:: What you need to do ::
Extract, exactly, the lines from the line containing "Emit a Python" to the line containing "plt.rcParams['font.family'] = ['Liberation", with both lines included and any pictures left out.

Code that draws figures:
☆ ☆ ☆ ☆

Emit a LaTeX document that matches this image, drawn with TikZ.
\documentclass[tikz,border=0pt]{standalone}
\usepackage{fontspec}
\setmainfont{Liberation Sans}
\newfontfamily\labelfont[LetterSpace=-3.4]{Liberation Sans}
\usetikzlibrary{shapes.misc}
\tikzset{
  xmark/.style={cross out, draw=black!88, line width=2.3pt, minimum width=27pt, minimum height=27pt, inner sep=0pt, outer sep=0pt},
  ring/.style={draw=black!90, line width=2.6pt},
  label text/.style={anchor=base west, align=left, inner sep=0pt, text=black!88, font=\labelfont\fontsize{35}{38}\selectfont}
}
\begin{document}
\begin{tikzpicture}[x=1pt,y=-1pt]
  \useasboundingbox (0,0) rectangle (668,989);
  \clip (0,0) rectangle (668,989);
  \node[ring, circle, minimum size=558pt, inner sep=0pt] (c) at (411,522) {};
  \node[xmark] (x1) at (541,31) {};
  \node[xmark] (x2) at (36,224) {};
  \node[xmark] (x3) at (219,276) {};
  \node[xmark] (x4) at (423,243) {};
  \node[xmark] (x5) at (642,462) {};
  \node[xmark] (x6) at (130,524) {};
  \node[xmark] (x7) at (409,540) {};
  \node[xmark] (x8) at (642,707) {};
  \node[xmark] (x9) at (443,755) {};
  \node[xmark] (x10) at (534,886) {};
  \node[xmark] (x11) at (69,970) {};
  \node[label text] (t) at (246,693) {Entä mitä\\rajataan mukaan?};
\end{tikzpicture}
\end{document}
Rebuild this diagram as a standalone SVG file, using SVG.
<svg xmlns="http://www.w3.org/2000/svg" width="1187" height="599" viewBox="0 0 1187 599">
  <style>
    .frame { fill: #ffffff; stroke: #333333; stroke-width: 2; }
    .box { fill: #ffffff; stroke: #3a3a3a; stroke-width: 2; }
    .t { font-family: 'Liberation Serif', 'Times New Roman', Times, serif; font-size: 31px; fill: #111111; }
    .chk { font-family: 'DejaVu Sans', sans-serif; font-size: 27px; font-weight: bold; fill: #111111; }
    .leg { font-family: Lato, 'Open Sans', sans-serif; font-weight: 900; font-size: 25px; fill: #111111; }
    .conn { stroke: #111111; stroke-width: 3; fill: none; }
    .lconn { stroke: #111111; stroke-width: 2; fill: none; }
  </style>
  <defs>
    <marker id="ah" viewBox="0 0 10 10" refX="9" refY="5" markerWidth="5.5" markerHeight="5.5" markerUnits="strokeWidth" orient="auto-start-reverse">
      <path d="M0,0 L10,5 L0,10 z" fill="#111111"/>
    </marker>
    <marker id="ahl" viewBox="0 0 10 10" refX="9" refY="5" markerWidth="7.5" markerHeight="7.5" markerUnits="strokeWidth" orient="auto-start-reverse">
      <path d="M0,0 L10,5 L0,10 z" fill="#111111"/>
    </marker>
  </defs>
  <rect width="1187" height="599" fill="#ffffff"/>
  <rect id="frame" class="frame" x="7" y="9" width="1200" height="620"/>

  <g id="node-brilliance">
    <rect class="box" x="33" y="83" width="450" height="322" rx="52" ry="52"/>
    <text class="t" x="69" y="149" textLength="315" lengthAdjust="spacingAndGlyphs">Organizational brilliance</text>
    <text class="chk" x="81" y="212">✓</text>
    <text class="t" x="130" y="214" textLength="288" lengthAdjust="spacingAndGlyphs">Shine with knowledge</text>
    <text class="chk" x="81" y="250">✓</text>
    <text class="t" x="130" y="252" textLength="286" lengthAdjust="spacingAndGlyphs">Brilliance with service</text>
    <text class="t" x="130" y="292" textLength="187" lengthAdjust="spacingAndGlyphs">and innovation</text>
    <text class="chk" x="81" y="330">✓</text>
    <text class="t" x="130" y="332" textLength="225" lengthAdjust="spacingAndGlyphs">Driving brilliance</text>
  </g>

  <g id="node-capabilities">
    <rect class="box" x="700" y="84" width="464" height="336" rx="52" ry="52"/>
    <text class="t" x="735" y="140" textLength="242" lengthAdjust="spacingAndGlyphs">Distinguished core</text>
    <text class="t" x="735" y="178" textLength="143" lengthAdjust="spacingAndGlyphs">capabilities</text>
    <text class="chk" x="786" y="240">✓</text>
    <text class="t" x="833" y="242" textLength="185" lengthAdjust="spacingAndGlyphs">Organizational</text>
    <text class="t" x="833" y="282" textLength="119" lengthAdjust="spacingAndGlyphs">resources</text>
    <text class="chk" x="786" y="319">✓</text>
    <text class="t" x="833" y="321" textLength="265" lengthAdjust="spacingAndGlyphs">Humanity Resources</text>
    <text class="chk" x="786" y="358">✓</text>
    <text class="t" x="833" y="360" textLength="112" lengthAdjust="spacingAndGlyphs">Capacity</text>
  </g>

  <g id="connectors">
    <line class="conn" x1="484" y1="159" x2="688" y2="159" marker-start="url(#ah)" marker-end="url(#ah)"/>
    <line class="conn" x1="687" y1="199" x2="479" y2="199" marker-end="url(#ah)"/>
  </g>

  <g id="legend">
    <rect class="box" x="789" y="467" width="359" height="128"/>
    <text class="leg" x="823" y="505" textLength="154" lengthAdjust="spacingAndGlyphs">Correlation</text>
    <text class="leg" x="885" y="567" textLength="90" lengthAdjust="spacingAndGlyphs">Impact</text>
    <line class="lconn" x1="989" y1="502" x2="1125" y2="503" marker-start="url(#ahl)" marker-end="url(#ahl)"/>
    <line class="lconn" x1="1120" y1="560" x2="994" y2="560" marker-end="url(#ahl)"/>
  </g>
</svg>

☆ ☆ ☆ ☆

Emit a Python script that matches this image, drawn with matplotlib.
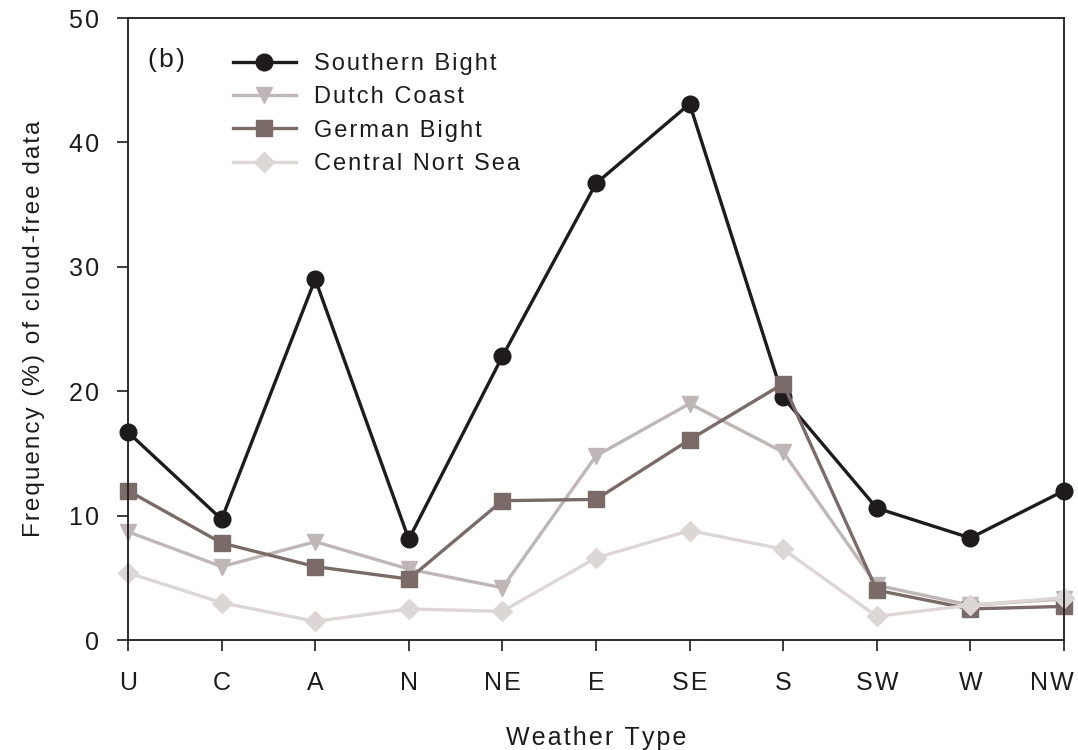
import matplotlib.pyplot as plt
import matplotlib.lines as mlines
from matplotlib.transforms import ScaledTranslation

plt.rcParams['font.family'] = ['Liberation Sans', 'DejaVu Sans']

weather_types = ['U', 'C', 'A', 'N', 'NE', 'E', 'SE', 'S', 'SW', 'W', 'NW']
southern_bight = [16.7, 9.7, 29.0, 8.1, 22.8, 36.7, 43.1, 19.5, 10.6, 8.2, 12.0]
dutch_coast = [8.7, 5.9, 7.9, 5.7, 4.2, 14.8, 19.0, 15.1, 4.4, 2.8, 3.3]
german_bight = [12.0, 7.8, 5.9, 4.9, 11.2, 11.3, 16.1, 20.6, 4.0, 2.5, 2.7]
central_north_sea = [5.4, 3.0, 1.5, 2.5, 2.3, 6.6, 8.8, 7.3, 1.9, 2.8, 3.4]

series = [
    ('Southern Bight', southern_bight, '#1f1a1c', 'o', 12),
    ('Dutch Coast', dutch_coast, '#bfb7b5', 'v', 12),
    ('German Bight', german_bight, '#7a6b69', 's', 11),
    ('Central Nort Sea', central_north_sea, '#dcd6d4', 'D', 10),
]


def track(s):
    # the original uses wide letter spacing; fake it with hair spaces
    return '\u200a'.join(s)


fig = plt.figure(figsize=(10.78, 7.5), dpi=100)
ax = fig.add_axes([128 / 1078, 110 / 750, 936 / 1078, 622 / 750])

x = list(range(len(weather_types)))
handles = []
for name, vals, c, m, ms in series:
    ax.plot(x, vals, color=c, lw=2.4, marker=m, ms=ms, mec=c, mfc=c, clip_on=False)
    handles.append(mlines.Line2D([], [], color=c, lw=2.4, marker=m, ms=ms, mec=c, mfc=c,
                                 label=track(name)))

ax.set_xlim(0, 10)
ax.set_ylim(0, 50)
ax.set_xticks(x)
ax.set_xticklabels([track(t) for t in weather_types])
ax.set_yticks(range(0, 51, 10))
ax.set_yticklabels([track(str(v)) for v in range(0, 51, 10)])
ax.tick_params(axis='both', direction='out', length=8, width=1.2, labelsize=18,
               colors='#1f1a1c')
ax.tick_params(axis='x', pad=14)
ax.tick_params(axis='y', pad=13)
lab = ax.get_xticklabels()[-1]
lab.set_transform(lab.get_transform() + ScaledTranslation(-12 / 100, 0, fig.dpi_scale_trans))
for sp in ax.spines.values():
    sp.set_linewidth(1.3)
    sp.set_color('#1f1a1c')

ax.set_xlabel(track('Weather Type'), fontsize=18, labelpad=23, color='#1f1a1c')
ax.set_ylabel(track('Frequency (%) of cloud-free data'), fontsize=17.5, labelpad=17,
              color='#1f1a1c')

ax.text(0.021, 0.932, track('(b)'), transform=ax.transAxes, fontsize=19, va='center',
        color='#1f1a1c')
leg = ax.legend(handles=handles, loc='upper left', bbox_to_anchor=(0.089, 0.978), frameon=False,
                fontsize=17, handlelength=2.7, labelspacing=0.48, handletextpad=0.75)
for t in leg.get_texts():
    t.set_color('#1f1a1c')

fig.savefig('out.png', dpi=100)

☆ ☆ ☆ ☆

:: Written solution ::
Emit a Python script that matches this image, drawn with matplotlib.
import matplotlib.pyplot as plt
import matplotlib.lines as mlines
from matplotlib.transforms import ScaledTranslation

plt.rcParams['font.family'] = ['Liberation Sans', 'DejaVu Sans']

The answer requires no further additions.